Only the LCD screen on the Nikon D3200 worth the price difference between the Nikon D3200 and the D3100?


----------



## o hey tyler (Jun 13, 2012)

Adam.Szotyori said:


> Hy!
> 
> Only the LCD screen on the Nikon D3200 worth the price difference between the Nikon D3200 and the D3100?



It also has more megapixelzzzzzzzzzzzzzzzzzzzzzzzzzzzzzzzzzzzzzzz. I was using a D3100 today actually, and thought about how shatty the LCD was... But in addition to the screen, and resolution, the D3200 also has:

Better Dynamic Range
Better Color Depth
An external mic jack
Better high ISO noise handling
Plus, it's lighter

But the reality is, you can produce great photos with any camera.

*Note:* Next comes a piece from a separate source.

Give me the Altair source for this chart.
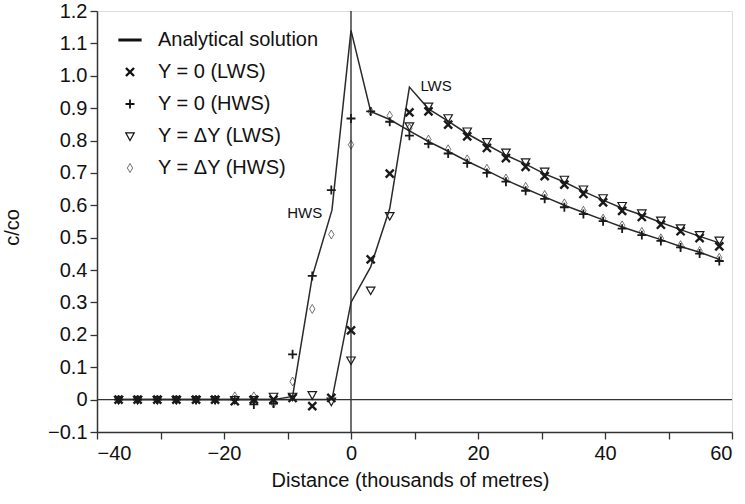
import altair as alt
import pandas as pd

FONT = "Liberation Sans"

# ---------------- data ----------------
series_names = ["Analytical solution", "Y = 0 (LWS)", "Y = 0 (HWS)", "Y = ΔY (LWS)", "Y = ΔY (HWS)"]

marker_x = [-36.6, -33.6, -30.5, -27.5, -24.4, -21.4, -18.3, -15.3, -12.2, -9.2, -6.1, -3.1,
            0.0, 3.1, 6.1, 9.2, 12.2, 15.3, 18.3, 21.4, 24.4, 27.5, 30.5, 33.6, 36.6, 39.7,
            42.7, 45.8, 48.8, 51.9, 54.9, 58.0]

y0_lws = [0, 0, 0, 0, 0, 0, -0.005, 0, 0, 0.005, -0.02, 0.005,
          0.214, 0.433, 0.698, 0.887, 0.89, 0.849, 0.813, 0.777, 0.746, 0.719, 0.690, 0.664,
          0.635, 0.609, 0.583, 0.564, 0.540, 0.520, 0.499, 0.473]

y0_hws = [0, 0, 0, 0, 0, 0, 0, -0.015, -0.012, 0.14, 0.382, 0.647,
          0.868, 0.89, 0.858, 0.815, 0.79, 0.76, 0.73, 0.70, 0.673, 0.645, 0.62, 0.594,
          0.573, 0.551, 0.528, 0.508, 0.49, 0.47, 0.451, 0.428]

dy_lws = [0, 0, 0, 0, 0, 0, 0, 0, 0.01, 0.01, 0.015, -0.005,
          0.122, 0.338, 0.568, 0.845, 0.906, 0.870, 0.829, 0.796, 0.764, 0.734, 0.705, 0.680,
          0.650, 0.623, 0.599, 0.576, 0.554, 0.530, 0.509, 0.492]

dy_hws = [0, 0, 0, 0, 0, 0, 0.01, 0.01, -0.012, 0.056, 0.28, 0.51,
          0.787, 0.89, 0.877, 0.838, 0.803, 0.773, 0.742, 0.713, 0.683, 0.657, 0.632, 0.606,
          0.583, 0.559, 0.538, 0.518, 0.498, 0.477, 0.459, 0.438]

hws_line_x = [-36.6, -12.2, -9.2, -6.1, -3.0, 0.0, 3.1, 6.1, 9.2, 12.2, 15.3, 18.3, 21.4, 24.4,
              27.5, 30.5, 33.6, 36.6, 39.7, 42.7, 45.8, 48.8, 51.9, 54.9, 58.0]
hws_line_y = [0, 0, 0.01, 0.38, 0.585, 1.14, 0.89, 0.865, 0.83, 0.797, 0.767, 0.736, 0.707, 0.678,
              0.651, 0.626, 0.600, 0.578, 0.555, 0.533, 0.513, 0.494, 0.473, 0.455, 0.433]

lws_line_x = [-36.6, -3.0, 0.0, 3.1, 6.1, 9.2, 12.2, 15.3, 18.3, 21.4, 24.4, 27.5, 30.5, 33.6,
              36.6, 39.7, 42.7, 45.8, 48.8, 51.9, 54.9, 58.0]
lws_line_y = [0, 0, 0.30, 0.41, 0.59, 0.965, 0.898, 0.86, 0.821, 0.787, 0.755, 0.727, 0.697, 0.672,
              0.643, 0.616, 0.591, 0.570, 0.547, 0.525, 0.504, 0.484]

annot_labels = ["HWS", "LWS"]
annot_x = [-7.3, 13.4]
annot_y = [0.575, 0.968]

x_tick_values = [-40, -30, -20, -10, 0, 10, 20, 30, 40, 50, 60]
y_tick_values = [-0.1, 0.0, 0.1, 0.2, 0.3, 0.4, 0.5, 0.6, 0.7, 0.8, 0.9, 1.0, 1.1, 1.2]

# marker glyphs (legend symbol for the analytical line is a long dash)
shape_paths = [
    "M-2.6,0L2.6,0",
    "M-0.9,-0.9L0.9,0.9M-0.9,0.9L0.9,-0.9",
    "M-1,0L1,0M0,-1L0,1",
    "M-0.95,-0.7L0.95,-0.7L0,1Z",
    "M0,-1L0.6,0L0,1L-0.6,0Z",
]
stroke_widths = [3, 0.6, 0.9, 0.9, 0.9]

# ---------------- tables ----------------
pts = pd.concat([
    pd.DataFrame({"x": marker_x, "y": y0_lws, "series": series_names[1]}),
    pd.DataFrame({"x": marker_x, "y": y0_hws, "series": series_names[2]}),
    pd.DataFrame({"x": marker_x, "y": dy_lws, "series": series_names[3]}),
    pd.DataFrame({"x": marker_x, "y": dy_hws, "series": series_names[4]}),
], ignore_index=True)

lines = pd.concat([
    pd.DataFrame({"x": hws_line_x, "y": hws_line_y, "curve": "HWS"}),
    pd.DataFrame({"x": lws_line_x, "y": lws_line_y, "curve": "LWS"}),
], ignore_index=True)

annots = pd.DataFrame({"label": annot_labels, "x": annot_x, "y": annot_y})

xscale = alt.Scale(domain=[-40, 60], nice=False, zero=False)
yscale = alt.Scale(domain=[-0.1, 1.2], nice=False, zero=False)

x_axis = alt.Axis(
    values=x_tick_values,
    labelExpr="datum.value % 20 == 0 ? datum.label : ''",
    format="d",
    title="Distance (thousands of metres)",
    grid=False, tickSize=7, labelPadding=4,
    labelFontSize=20, titleFontSize=20, titleFontWeight="normal",
    labelFont=FONT, titleFont=FONT, labelColor="#111", titleColor="#111",
    domainColor="#333", tickColor="#333", domainWidth=1.5, tickWidth=1.3,
    titleX=313, titleY=38, titleBaseline="top",
)
y_axis = alt.Axis(
    values=y_tick_values,
    labelExpr="abs(datum.value) < 1e-9 ? '0' : format(datum.value, '.1f')",
    title="c/co",
    grid=False, tickSize=7, labelPadding=3,
    labelFontSize=20, titleFontSize=20, titleFontWeight="normal",
    labelFont=FONT, titleFont=FONT, labelColor="#111", titleColor="#111",
    domainColor="#333", tickColor="#333", domainWidth=1.5, tickWidth=1.3,
    titleX=-85, titleY=216, titleAngle=-90, titleBaseline="middle", titleAlign="center",
)

legend = alt.Legend(
    orient="none", legendX=23, legendY=19, title=None,
    labelFontSize=20, labelFont=FONT, labelColor="#111", labelLimit=400,
    labelOffset=18, rowPadding=12, padding=0,
    symbolStrokeColor="#111", symbolSize=80, symbolFillColor="transparent",
)

rule_v = alt.Chart(pd.DataFrame({"v": [0]})).mark_rule(color="#333", strokeWidth=1.4).encode(
    x=alt.X("v:Q", scale=xscale, axis=x_axis)
)
rule_h = alt.Chart(pd.DataFrame({"v": [0]})).mark_rule(color="#333", strokeWidth=1.4).encode(
    y=alt.Y("v:Q", scale=yscale, axis=y_axis)
)

line_layer = alt.Chart(lines).mark_line(color="#2a2a2a", strokeWidth=1.5).encode(
    x=alt.X("x:Q", scale=xscale, axis=x_axis),
    y=alt.Y("y:Q", scale=yscale, axis=y_axis),
    detail="curve:N",
    order="x:Q",
)

point_layer = alt.Chart(pts).mark_point(filled=False, color="#1a1a1a", size=80, opacity=1).encode(
    x=alt.X("x:Q", scale=xscale, axis=x_axis),
    y=alt.Y("y:Q", scale=yscale, axis=y_axis),
    shape=alt.Shape("series:N", scale=alt.Scale(domain=series_names, range=shape_paths),
                    legend=legend, sort=series_names),
    strokeWidth=alt.StrokeWidth("series:N", scale=alt.Scale(domain=series_names, range=stroke_widths),
                                legend=legend, sort=series_names),
)

text_layer = alt.Chart(annots).mark_text(fontSize=15, font=FONT, color="#111").encode(
    x=alt.X("x:Q", scale=xscale, axis=x_axis),
    y=alt.Y("y:Q", scale=yscale, axis=y_axis),
    text="label:N",
)

chart = alt.layer(rule_v, rule_h, line_layer, point_layer, text_layer).properties(
    width=635, height=421,
    autosize=alt.AutoSizeParams(type="none"),
    padding={"left": 97, "top": 11, "right": 13, "bottom": 72},
).configure_view(stroke="#333", strokeWidth=1.5).configure(background="white")

chart.save("out.html", embed_options={"renderer": "svg", "actions": False})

It just takes knowing how to use it.


----------



## Adam.Szotyori (Jun 13, 2012)

Yes, the better dynamic range, the better color depth would be great, but I consider that 14MP is enough.


----------



## darrenberk (Jun 26, 2012)

Adam.Szotyori said:


> *Re: Nikon D3200 LCD screen*
> Hy!
> Only the LCD screen on the Nikon D3200 worth the price difference between the Nikon D3200 and the D3100?



I think it's really worth upgrading to the d3200 if you're a d3100 owner. most buyers are actually confused between the d3200 and d5100 as they have the same price and almost the same features.


----------



## Ernicus (Jun 26, 2012)

I think the 3200 also allows for wireless shutter release, the 3100 don't

I don't think it's worth upgrading from the 3100 to 3200.  I have a 3100, if I am going to upgrade, it's going to be worthwhile.  Jumping from a beginner dSLR to a beginner dSLR is just silly IMO


----------



## o hey tyler (Jun 26, 2012)

darrenberk said:


> Adam.Szotyori said:
> 
> 
> > *Re: Nikon D3200 LCD screen*
> ...



If you already own the D3100, it's really NOT worth upgrading IMO. 

It's more of a lateral move, entry level to entry level.


----------



## zamanakhan (Jun 26, 2012)

darrenberk said:


> Adam.Szotyori said:
> 
> 
> > *Re: Nikon D3200 LCD screen*
> ...



i think a better upgrade would be a d5200 when it comes out, but not the d3200. Hold onto your camera till that comes out. Or hell wait till the d7100 or 7200 comes out, you camera wont go obsolete just because a new line is released. You can easily wait two full lines before needing to upgrade. I just purchased a d70s recently just to have a camera to fool around with while i wait for my preorder of d800 and i am taken back as to how well it performs.


----------



## Ernicus (Jun 26, 2012)

The d5200 will still be an entry level dslr.  There is no point to upgrade from an entry level to a "fancier" entry level. The 3xxx's and 5xxx's are entry level dslr's.  One just has a bit more than the other, but both are still entry/beginner level.


----------